TO DO
Without the pictures, write out all the lines below exactly as they appear.
## start GIVEN INFORMATION
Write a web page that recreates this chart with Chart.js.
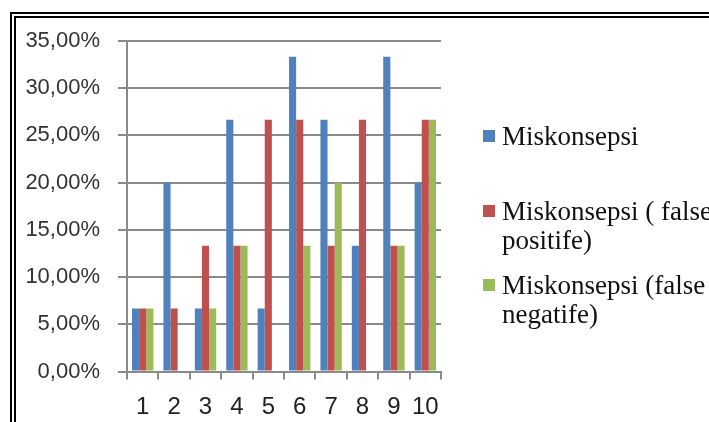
<!DOCTYPE html>
<html>
<head>
<meta charset="utf-8">
<script src="https://cdn.jsdelivr.net/npm/chart.js@4/dist/chart.umd.min.js"></script>
<style>
  html, body { margin: 0; padding: 0; background: #fff; width: 709px; height: 422px; overflow: hidden; }
  #frame { position: absolute; left: 10px; top: 12px; width: 760px; height: 480px; border: 6px double #000; box-sizing: border-box; }
  #wrap { position: absolute; left: 0; top: 0; width: 709px; height: 422px; }
  #legend { position: absolute; left: 483px; top: 0; font-family: "Liberation Serif", "Times New Roman", serif; font-size: 27px; color: #111; }
  .item { position: absolute; left: 0; white-space: nowrap; }
  .box { position: absolute; left: 0; width: 12px; height: 12px; }
  .txt { position: absolute; left: 19px; line-height: 29px; }
</style>
</head>
<body>
<div id="frame"></div>
<div id="wrap"><canvas id="c" width="709" height="422"></canvas></div>
<div id="legend"></div>
<script>
// Question numbers on the x axis
const categories = ["1", "2", "3", "4", "5", "6", "7", "8", "9", "10"];

// Share of students per question, in percent
const miskonsepsi        = [6.67, 20.00, 6.67, 26.67, 6.67, 33.33, 26.67, 13.33, 33.33, 20.00];
const falsePositif       = [6.67, 6.67, 13.33, 13.33, 26.67, 26.67, 13.33, 26.67, 13.33, 26.67];
const falseNegatif       = [6.67, 0.00, 6.67, 13.33, 0.00, 13.33, 20.00, 0.00, 13.33, 26.67];

// Series names (legend lines)
const seriesNames = [
  ["Miskonsepsi"],
  ["Miskonsepsi ( false", "positife)"],
  ["Miskonsepsi (false", "negatife)"]
];
const seriesColors = ["#4F81BD", "#C0504D", "#9BBB59"];

// Y axis ticks: 0 .. 35 in steps of 5
const yTicks = [0, 5, 10, 15, 20, 25, 30, 35];

const seriesValues = [miskonsepsi, falsePositif, falseNegatif];

const gridColor = "#8a8a8a";

new Chart(document.getElementById("c"), {
  type: "bar",
  data: {
    labels: categories,
    datasets: seriesValues.map((vals, i) => ({
      label: seriesNames[i].join(" "),
      data: vals,
      backgroundColor: seriesColors[i],
      borderWidth: 0,
      categoryPercentage: 0.68,
      barPercentage: 1.0
    }))
  },
  options: {
    responsive: false,
    animation: false,
    devicePixelRatio: 1,
    layout: { padding: { left: 0, right: 268, top: 41, bottom: 0 } },
    plugins: { legend: { display: false }, tooltip: { enabled: false } },
    scales: {
      x: {
        grid: { drawOnChartArea: false, drawTicks: true, tickLength: 8, color: gridColor, lineWidth: 2, offset: true },
        border: { display: true, color: gridColor, width: 2 },
        ticks: { color: "#222", font: { family: "Liberation Sans", size: 24 }, padding: 13, maxRotation: 0, autoSkip: false },
        afterFit: (s) => { s.height = 50.5; }
      },
      y: {
        min: 0,
        max: 35,
        afterBuildTicks: (s) => { s.ticks = yTicks.map(v => ({ value: v })); },
        grid: { drawOnChartArea: true, drawTicks: true, tickLength: 9, color: gridColor, lineWidth: 2 },
        border: { display: true, color: gridColor, width: 2 },
        ticks: {
          color: "#333",
          font: { family: "Liberation Sans", size: 22 },
          padding: 18,
          callback: (v) => v.toFixed(2).replace(".", ",") + "%"
        },
        afterFit: (s) => { s.width = 127; }
      }
    }
  }
});

// Legend built from the series names and colours
const legend = document.getElementById("legend");
const itemTops = [122, 197, 271];
seriesNames.forEach((lines, i) => {
  const item = document.createElement("div");
  item.className = "item";
  item.style.top = itemTops[i] + "px";
  const box = document.createElement("div");
  box.className = "box";
  box.style.background = seriesColors[i];
  box.style.top = "8px";
  const txt = document.createElement("div");
  txt.className = "txt";
  txt.innerHTML = lines.map(l => l.replace(/&/g, "&amp;").replace(/</g, "&lt;")).join("<br>");
  item.appendChild(box);
  item.appendChild(txt);
  legend.appendChild(item);
});
</script>
</body>
</html>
## end GIVEN INFORMATION
EXERCISE OUTPUT
Write a web page that recreates this chart with Chart.js.
<!DOCTYPE html>
<html>
<head>
<meta charset="utf-8">
<script src="https://cdn.jsdelivr.net/npm/chart.js@4/dist/chart.umd.min.js"></script>
<style>
  html, body { margin: 0; padding: 0; background: #fff; width: 709px; height: 422px; overflow: hidden; }
  #frame { position: absolute; left: 10px; top: 12px; width: 760px; height: 480px; border: 6px double #000; box-sizing: border-box; }
  #wrap { position: absolute; left: 0; top: 0; width: 709px; height: 422px; }
  #legend { position: absolute; left: 483px; top: 0; font-family: "Liberation Serif", "Times New Roman", serif; font-size: 27px; color: #111; }
  .item { position: absolute; left: 0; white-space: nowrap; }
  .box { position: absolute; left: 0; width: 12px; height: 12px; }
  .txt { position: absolute; left: 19px; line-height: 29px; }
</style>
</head>
<body>
<div id="frame"></div>
<div id="wrap"><canvas id="c" width="709" height="422"></canvas></div>
<div id="legend"></div>
<script>
// Question numbers on the x axis
const categories = ["1", "2", "3", "4", "5", "6", "7", "8", "9", "10"];

// Share of students per question, in percent
const miskonsepsi        = [6.67, 20.00, 6.67, 26.67, 6.67, 33.33, 26.67, 13.33, 33.33, 20.00];
const falsePositif       = [6.67, 6.67, 13.33, 13.33, 26.67, 26.67, 13.33, 26.67, 13.33, 26.67];
const falseNegatif       = [6.67, 0.00, 6.67, 13.33, 0.00, 13.33, 20.00, 0.00, 13.33, 26.67];

// Series names (legend lines)
const seriesNames = [
  ["Miskonsepsi"],
  ["Miskonsepsi ( false", "positife)"],
  ["Miskonsepsi (false", "negatife)"]
];
const seriesColors = ["#4F81BD", "#C0504D", "#9BBB59"];

// Y axis ticks: 0 .. 35 in steps of 5
const yTicks = [0, 5, 10, 15, 20, 25, 30, 35];

const seriesValues = [miskonsepsi, falsePositif, falseNegatif];

const gridColor = "#8a8a8a";

new Chart(document.getElementById("c"), {
  type: "bar",
  data: {
    labels: categories,
    datasets: seriesValues.map((vals, i) => ({
      label: seriesNames[i].join(" "),
      data: vals,
      backgroundColor: seriesColors[i],
      borderWidth: 0,
      categoryPercentage: 0.68,
      barPercentage: 1.0
    }))
  },
  options: {
    responsive: false,
    animation: false,
    devicePixelRatio: 1,
    layout: { padding: { left: 0, right: 268, top: 41, bottom: 0 } },
    plugins: { legend: { display: false }, tooltip: { enabled: false } },
    scales: {
      x: {
        grid: { drawOnChartArea: false, drawTicks: true, tickLength: 8, color: gridColor, lineWidth: 2, offset: true },
        border: { display: true, color: gridColor, width: 2 },
        ticks: { color: "#222", font: { family: "Liberation Sans", size: 24 }, padding: 13, maxRotation: 0, autoSkip: false },
        afterFit: (s) => { s.height = 50.5; }
      },
      y: {
        min: 0,
        max: 35,
        afterBuildTicks: (s) => { s.ticks = yTicks.map(v => ({ value: v })); },
        grid: { drawOnChartArea: true, drawTicks: true, tickLength: 9, color: gridColor, lineWidth: 2 },
        border: { display: true, color: gridColor, width: 2 },
        ticks: {
          color: "#333",
          font: { family: "Liberation Sans", size: 22 },
          padding: 18,
          callback: (v) => v.toFixed(2).replace(".", ",") + "%"
        },
        afterFit: (s) => { s.width = 127; }
      }
    }
  }
});

// Legend built from the series names and colours
const legend = document.getElementById("legend");
const itemTops = [122, 197, 271];
seriesNames.forEach((lines, i) => {
  const item = document.createElement("div");
  item.className = "item";
  item.style.top = itemTops[i] + "px";
  const box = document.createElement("div");
  box.className = "box";
  box.style.background = seriesColors[i];
  box.style.top = "8px";
  const txt = document.createElement("div");
  txt.className = "txt";
  txt.innerHTML = lines.map(l => l.replace(/&/g, "&amp;").replace(/</g, "&lt;")).join("<br>");
  item.appendChild(box);
  item.appendChild(txt);
  legend.appendChild(item);
});
</script>
</body>
</html>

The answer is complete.